## Provided data
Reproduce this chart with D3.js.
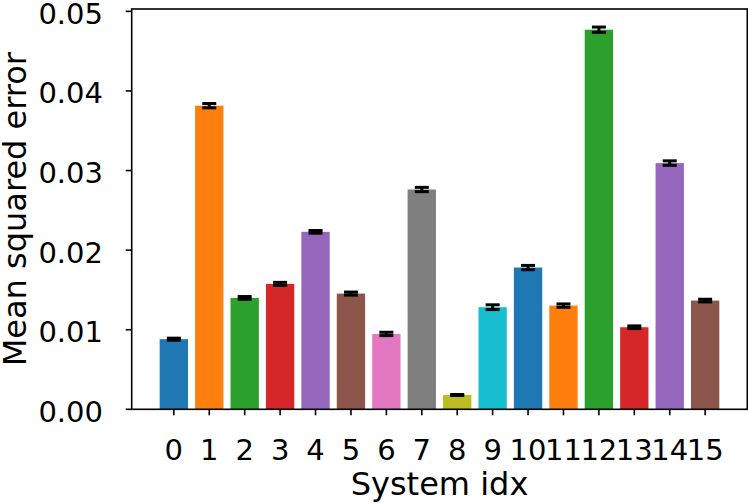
<!DOCTYPE html>
<html>
<head>
  <meta charset="utf-8">
  <title>Mean squared error per system</title>
  <script src="https://d3js.org/d3.v7.min.js"></script>
  <style>
    body { margin: 0; background: #fff; }
    svg text { font-family: "DejaVu Sans", sans-serif; fill: #000; }
    .tick-label { font-size: 29px; }
    .axis-title { font-size: 32px; }
  </style>
</head>
<body>
  <svg width="748" height="504"></svg>
  <script>
    // system indices on the x axis
    const systems = ["0", "1", "2", "3", "4", "5", "6", "7", "8", "9", "10", "11", "12", "13", "14", "15"];
    // mean squared error per system
    const mse = [0.00881, 0.03815, 0.01400, 0.01576, 0.02230, 0.01454, 0.00947, 0.02762,
                 0.00180, 0.01283, 0.01781, 0.01303, 0.04770, 0.01031, 0.03094, 0.01366];
    // half-width of the error bars
    const err = [0.00013, 0.00027, 0.00017, 0.00019, 0.00017, 0.00019, 0.00021, 0.00027,
                 0.00006, 0.00030, 0.00027, 0.00021, 0.00033, 0.00017, 0.00028, 0.00017];
    const yTicks = [0.00, 0.01, 0.02, 0.03, 0.04, 0.05];
    const colors = ["#1f77b4", "#ff7f0e", "#2ca02c", "#d62728", "#9467bd",
                    "#8c564b", "#e377c2", "#7f7f7f", "#bcbd22", "#17becf"];

    const svg = d3.select("svg");
    const pl = 131.7, pr = 747.3, pt = 9, pb = 409.3;

    const x = d3.scaleLinear().domain([-1.19, 16.19]).range([pl, pr]);
    const y = d3.scaleLinear().domain([0, 0.0503]).range([pb, pt]);
    const barW = x(0.8) - x(0);
    const color = d3.scaleOrdinal().domain(systems).range(colors);

    // bars
    svg.append("g").selectAll("rect")
      .data(systems)
      .enter().append("rect")
      .attr("x", (d, i) => x(i) - barW / 2)
      .attr("width", barW)
      .attr("y", (d, i) => y(mse[i]))
      .attr("height", (d, i) => y(0) - y(mse[i]))
      .attr("fill", d => color(d));

    // error bars
    const eb = svg.append("g").attr("stroke", "#000").attr("stroke-width", 3);
    systems.forEach((d, i) => {
      const cx = x(i), y0 = y(mse[i] - err[i]), y1 = y(mse[i] + err[i]);
      eb.append("line").attr("x1", cx).attr("x2", cx).attr("y1", y0).attr("y2", y1);
      eb.append("line").attr("x1", cx - 7).attr("x2", cx + 7).attr("y1", y0).attr("y2", y0);
      eb.append("line").attr("x1", cx - 7).attr("x2", cx + 7).attr("y1", y1).attr("y2", y1);
    });

    // spines
    svg.append("rect")
      .attr("x", pl).attr("y", pt)
      .attr("width", pr - pl).attr("height", pb - pt)
      .attr("fill", "none").attr("stroke", "#000").attr("stroke-width", 1.6);

    // y ticks
    const yg = svg.append("g");
    yTicks.forEach(t => {
      yg.append("line")
        .attr("x1", pl - 6).attr("x2", pl)
        .attr("y1", y(t)).attr("y2", y(t))
        .attr("stroke", "#000").attr("stroke-width", 1.6);
      yg.append("text")
        .attr("class", "tick-label")
        .attr("x", 103).attr("y", y(t) + 12.5)
        .attr("text-anchor", "end")
        .text(d3.format(".2f")(t));
    });

    // x ticks
    const xg = svg.append("g");
    systems.forEach((d, i) => {
      xg.append("line")
        .attr("x1", x(i)).attr("x2", x(i))
        .attr("y1", pb).attr("y2", pb + 6)
        .attr("stroke", "#000").attr("stroke-width", 1.6);
      xg.append("text")
        .attr("class", "tick-label")
        .attr("x", x(i)).attr("y", 460)
        .attr("text-anchor", "middle")
        .text(d);
    });

    // axis titles
    svg.append("text")
      .attr("class", "axis-title")
      .attr("x", (pl + pr) / 2).attr("y", 495)
      .attr("text-anchor", "middle")
      .text("System idx");

    svg.append("text")
      .attr("class", "axis-title")
      .attr("transform", `translate(26,${(pt + pb) / 2}) rotate(-90)`)
      .attr("text-anchor", "middle")
      .text("Mean squared error");
  </script>
</body>
</html>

## Work to complete
Reproduce the material in full, word for word, and omit the pictures.

## Response
Reproduce this chart with D3.js.
<!DOCTYPE html>
<html>
<head>
  <meta charset="utf-8">
  <title>Mean squared error per system</title>
  <script src="https://d3js.org/d3.v7.min.js"></script>
  <style>
    body { margin: 0; background: #fff; }
    svg text { font-family: "DejaVu Sans", sans-serif; fill: #000; }
    .tick-label { font-size: 29px; }
    .axis-title { font-size: 32px; }
  </style>
</head>
<body>
  <svg width="748" height="504"></svg>
  <script>
    // system indices on the x axis
    const systems = ["0", "1", "2", "3", "4", "5", "6", "7", "8", "9", "10", "11", "12", "13", "14", "15"];
    // mean squared error per system
    const mse = [0.00881, 0.03815, 0.01400, 0.01576, 0.02230, 0.01454, 0.00947, 0.02762,
                 0.00180, 0.01283, 0.01781, 0.01303, 0.04770, 0.01031, 0.03094, 0.01366];
    // half-width of the error bars
    const err = [0.00013, 0.00027, 0.00017, 0.00019, 0.00017, 0.00019, 0.00021, 0.00027,
                 0.00006, 0.00030, 0.00027, 0.00021, 0.00033, 0.00017, 0.00028, 0.00017];
    const yTicks = [0.00, 0.01, 0.02, 0.03, 0.04, 0.05];
    const colors = ["#1f77b4", "#ff7f0e", "#2ca02c", "#d62728", "#9467bd",
                    "#8c564b", "#e377c2", "#7f7f7f", "#bcbd22", "#17becf"];

    const svg = d3.select("svg");
    const pl = 131.7, pr = 747.3, pt = 9, pb = 409.3;

    const x = d3.scaleLinear().domain([-1.19, 16.19]).range([pl, pr]);
    const y = d3.scaleLinear().domain([0, 0.0503]).range([pb, pt]);
    const barW = x(0.8) - x(0);
    const color = d3.scaleOrdinal().domain(systems).range(colors);

    // bars
    svg.append("g").selectAll("rect")
      .data(systems)
      .enter().append("rect")
      .attr("x", (d, i) => x(i) - barW / 2)
      .attr("width", barW)
      .attr("y", (d, i) => y(mse[i]))
      .attr("height", (d, i) => y(0) - y(mse[i]))
      .attr("fill", d => color(d));

    // error bars
    const eb = svg.append("g").attr("stroke", "#000").attr("stroke-width", 3);
    systems.forEach((d, i) => {
      const cx = x(i), y0 = y(mse[i] - err[i]), y1 = y(mse[i] + err[i]);
      eb.append("line").attr("x1", cx).attr("x2", cx).attr("y1", y0).attr("y2", y1);
      eb.append("line").attr("x1", cx - 7).attr("x2", cx + 7).attr("y1", y0).attr("y2", y0);
      eb.append("line").attr("x1", cx - 7).attr("x2", cx + 7).attr("y1", y1).attr("y2", y1);
    });

    // spines
    svg.append("rect")
      .attr("x", pl).attr("y", pt)
      .attr("width", pr - pl).attr("height", pb - pt)
      .attr("fill", "none").attr("stroke", "#000").attr("stroke-width", 1.6);

    // y ticks
    const yg = svg.append("g");
    yTicks.forEach(t => {
      yg.append("line")
        .attr("x1", pl - 6).attr("x2", pl)
        .attr("y1", y(t)).attr("y2", y(t))
        .attr("stroke", "#000").attr("stroke-width", 1.6);
      yg.append("text")
        .attr("class", "tick-label")
        .attr("x", 103).attr("y", y(t) + 12.5)
        .attr("text-anchor", "end")
        .text(d3.format(".2f")(t));
    });

    // x ticks
    const xg = svg.append("g");
    systems.forEach((d, i) => {
      xg.append("line")
        .attr("x1", x(i)).attr("x2", x(i))
        .attr("y1", pb).attr("y2", pb + 6)
        .attr("stroke", "#000").attr("stroke-width", 1.6);
      xg.append("text")
        .attr("class", "tick-label")
        .attr("x", x(i)).attr("y", 460)
        .attr("text-anchor", "middle")
        .text(d);
    });

    // axis titles
    svg.append("text")
      .attr("class", "axis-title")
      .attr("x", (pl + pr) / 2).attr("y", 495)
      .attr("text-anchor", "middle")
      .text("System idx");

    svg.append("text")
      .attr("class", "axis-title")
      .attr("transform", `translate(26,${(pt + pb) / 2}) rotate(-90)`)
      .attr("text-anchor", "middle")
      .text("Mean squared error");
  </script>
</body>
</html>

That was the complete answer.